8 Comments and discussion on "Sunday, 25 August 2013"

  1. Miles_Teg says:

    You seem pretty busy now. I don’t see why you’re going to promote your business when you already have enough work to do.

  2. Robert Bruce Thompson says:

    As I mentioned earlier, I’m trying to get into the 1% so I can dine on steak and caviar after the collapse OFD predicts.

    Only kidding. I don’t actually like caviar.

  3. SteveF says:

    There are different kinds of caviar. Maybe you just haven’t found a kind you like. Or the right way to prepare it. Tip: don’t season it with the tears of the peons whose dreams you’ve just crushed. Caviar is already salty.

  4. SteveF says:

    Oh, and don’t forget the cigars which you light with hundred dollar bills. Though inflation has made that less impressive than it used to be, you can make up the difference by having poster-sized prints made up of you cackling evilly as you light a cigar with peon blood money, then distributing them at the next Occupy gathering.

  5. Robert Bruce Thompson says:

    I was thinking more on the lines of King Louis in History of the World: Part I shooting skeet using cheap peasants instead of expensive clays.

  6. SteveF says:

    You could make a morality play out of that, after the OFDerific collapse. You’ll have plenty of food n stuff as well as the skills to get by. Most of the masses will be cold and hungry and generally pathetic. You can build a trebuchet, then tell the masses that if they offer up one of their member to be flung, you’ll feed nine of them for a day. When they (inevitably) go along with that, it’ll be a capsule demonstration of the modern parasitic morality that led to the collapse in the first place.

  7. CowboySlim says:

    RBT: Regarding your posts regarding Netflix, you may be interested in this from today’s LA Times:
    http://www.latimes.com/entertainment/envelope/cotown/la-et-netflix-ted-sarandos-20130825-dto,0,1864697.htmlstory

  8. Lynn McGuire says:

    http://www.latimes.com/entertainment/envelope/cotown/la-et-netflix-ted-sarandos-20130825-dto,0,1864697.htmlstory

    Thanks, great article!

    “Its Internet streaming service now boasts 38 million members in 40 countries, who watch about a billion hours of TV shows and movies each month — a dramatic rise from the 6.7 million customers it had in the DVD-centric days of June 2007. ”

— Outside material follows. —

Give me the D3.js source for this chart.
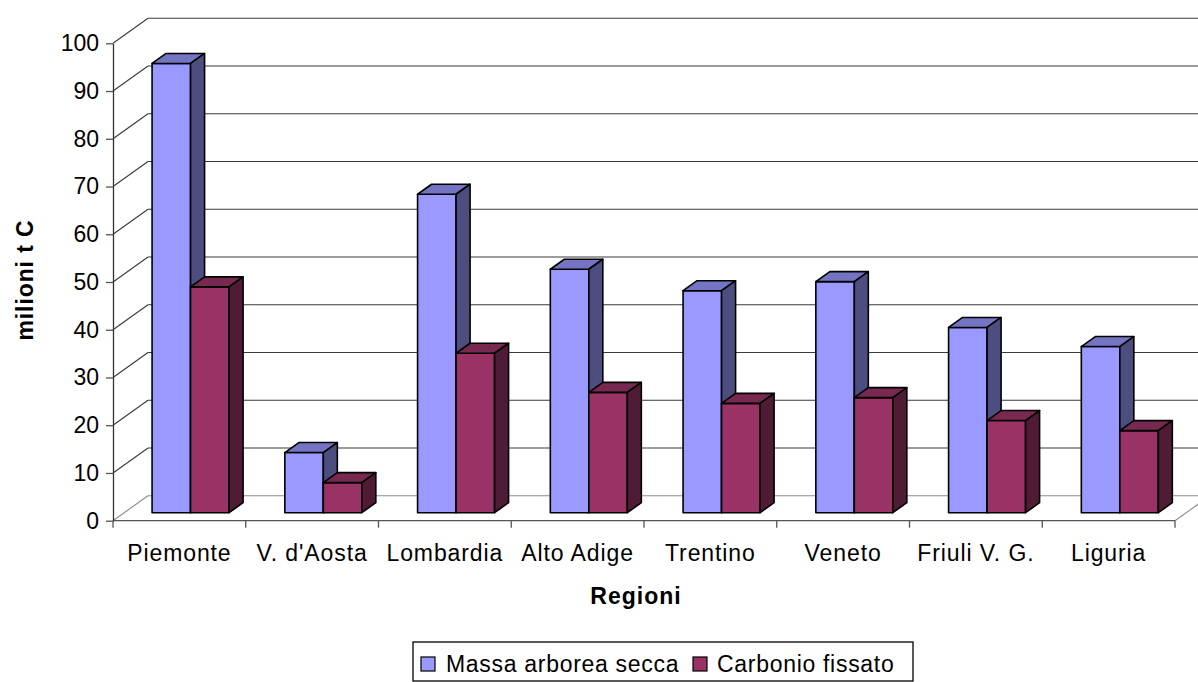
<!DOCTYPE html>
<html><head><meta charset="utf-8">
<script src="https://cdn.jsdelivr.net/npm/d3@7"></script>
<style>
body{margin:0;background:#fff;}
svg text{font-family:"Liberation Sans",Arial,sans-serif;fill:#000;}
</style>
</head><body>
<svg id="c" width="1198" height="682"></svg>
<script>
// ---- data ----
const categories = ["Piemonte","V. d'Aosta","Lombardia","Alto Adige","Trentino","Veneto","Friuli V. G.","Liguria"];
const seriesNames = ["Massa arborea secca","Carbonio fissato"];
const massa = [94.1, 12.6, 66.7, 51.0, 46.5, 48.4, 38.8, 34.8];
const carbonio = [47.3, 6.3, 33.4, 25.2, 22.9, 24.1, 19.3, 17.2];
const yTicks = [0,10,20,30,40,50,60,70,80,90,100];
const xTitle = "Regioni";
const yTitle = "milioni t C";

// ---- styles ----
const colors = [
  {front:"#9999FF", top:"#7474C2", side:"#4D4D80"},
  {front:"#993366", top:"#77294F", side:"#4F1B35"}
];
const DX = 35, DY = 25;       // depth of the 3D box
const Z0 = 0.32, Z1 = 0.72;   // depth span of bars

const svg = d3.select("#c");
const x = d3.scaleBand().domain(categories).range([113, 1175]).paddingInner(0).paddingOuter(0);
const xs = d3.scaleBand().domain(seriesNames).range([0, x.bandwidth()]).paddingInner(0).paddingOuter(0.724);
const y = d3.scaleLinear().domain([0, 100]).range([520.7, 43.3]);

const pt = (px, v, z) => [px + z*DX, y(v) - z*DY];
const poly = pts => "M" + pts.map(p => p.join(",")).join("L") + "Z";

// back wall gridlines
const g = svg.append("g");
yTicks.forEach(t => {
  const c = t === 0 ? "#8c8c8c" : "#3a3a3a";
  const a = pt(113, t, 0), b = pt(113, t, 1), e = pt(1240, t, 1);
  g.append("line").attr("x1", a[0]).attr("y1", a[1]).attr("x2", b[0]).attr("y2", b[1])
    .attr("stroke", c).attr("stroke-width", 1.1);
  g.append("line").attr("x1", b[0]).attr("y1", b[1]).attr("x2", e[0]).attr("y2", e[1])
    .attr("stroke", c).attr("stroke-width", 1.1);
});
// floor right diagonal
{
  const a = pt(1175, 0, 0), b = pt(1175, 0, 1);
  g.append("line").attr("x1", a[0]).attr("y1", a[1]).attr("x2", b[0]).attr("y2", b[1])
    .attr("stroke", "#8c8c8c").attr("stroke-width", 1.1);
}
// front floor edge
g.append("line").attr("x1", 113).attr("y1", y(0)).attr("x2", 1175).attr("y2", y(0))
  .attr("stroke", "#555").attr("stroke-width", 1.3);
// category ticks
categories.concat([null]).forEach((c, i) => {
  const px = 113 + i * x.step();
  g.append("line").attr("x1", px).attr("y1", y(0)).attr("x2", px).attr("y2", y(0) + 7)
    .attr("stroke", "#555").attr("stroke-width", 1.3);
});

// y axis
const yAxis = d3.axisLeft(y).tickValues(yTicks).tickSize(7).tickPadding(7).tickSizeOuter(0);
const ya = svg.append("g").attr("transform", "translate(113,0)").call(yAxis);
ya.select(".domain").attr("stroke", "#333").attr("stroke-width", 1.3);
ya.selectAll(".tick line").attr("stroke", "#555").attr("stroke-width", 1.3);
ya.selectAll(".tick text").attr("font-size", 23).attr("letter-spacing", "0px")
  .attr("font-family", "Liberation Sans, Arial, sans-serif").attr("fill", "#000");

// bars
const series = [massa, carbonio];
const bars = svg.append("g");
categories.forEach((cat, i) => {
  seriesNames.forEach((sn, s) => {
    const v = series[s][i];
    const x0 = x(cat) + xs(sn), x1 = x0 + xs.bandwidth();
    const col = colors[s];
    const faces = [
      {d: [pt(x0,0,Z0), pt(x1,0,Z0), pt(x1,v,Z0), pt(x0,v,Z0)], f: col.front},
      {d: [pt(x0,v,Z0), pt(x1,v,Z0), pt(x1,v,Z1), pt(x0,v,Z1)], f: col.top},
      {d: [pt(x1,0,Z0), pt(x1,0,Z1), pt(x1,v,Z1), pt(x1,v,Z0)], f: col.side}
    ];
    faces.forEach(fc => bars.append("path").attr("d", poly(fc.d)).attr("fill", fc.f)
      .attr("stroke", "#000").attr("stroke-width", 1.6).attr("stroke-linejoin", "round"));
  });
});

// category labels
svg.append("g").selectAll("text").data(categories).join("text")
  .attr("x", d => x(d) + x.bandwidth()/2).attr("y", 561)
  .attr("text-anchor", "middle").attr("font-size", 23).attr("letter-spacing", "0.9px")
  .text(d => d);

// axis titles
svg.append("text").attr("x", 636).attr("y", 604).attr("text-anchor", "middle")
  .attr("font-size", 23).attr("font-weight", "bold").attr("letter-spacing", "1px").text(xTitle);
svg.append("text").attr("transform", "translate(33,280) rotate(-90)").attr("text-anchor", "middle")
  .attr("font-size", 23).attr("font-weight", "bold").attr("letter-spacing", "0.9px").text(yTitle);

// legend
const lg = svg.append("g");
lg.append("rect").attr("x", 413).attr("y", 642).attr("width", 500).attr("height", 39)
  .attr("fill", "#fff").attr("stroke", "#000").attr("stroke-width", 1.3);
const legendItems = [{x: 421, tx: 446}, {x: 693, tx: 717}];
seriesNames.forEach((sn, s) => {
  lg.append("rect").attr("x", legendItems[s].x).attr("y", 657).attr("width", 14).attr("height", 14)
    .attr("fill", colors[s].front).attr("stroke", "#000").attr("stroke-width", 1.2);
  lg.append("text").attr("x", legendItems[s].tx).attr("y", 672).attr("font-size", 23)
    .attr("letter-spacing", "0.7px").text(sn);
});
</script>
</body></html>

    Wow, is it ever becoming obvious that the future of TV is streaming over the net? OTA is dead, Comcast will not be able to force you to buy cable in addition to their internet because you will go to wireless. I use AT&T u-verse internet at the house (18 mpbs DSL line, I think, $50/month) because Comcast refused to sell me internet. Now they want me.

    “The company reported net income of $29.5 million for the latest quarter ended June 30, nearly quintuple its profit for the same period in 2012. Revenue shot up to $1.1 billion, up 20% from a year ago.”

    And streaming is cheap compared to setting up a satellite network. Good and cheap always win over their competition. As Pournelle say, “good enough”.

    I still use DirecTV for TV and am considering upgrading to a Genie. I currently pay $100/month. But the daughter uses Netflix back in her room.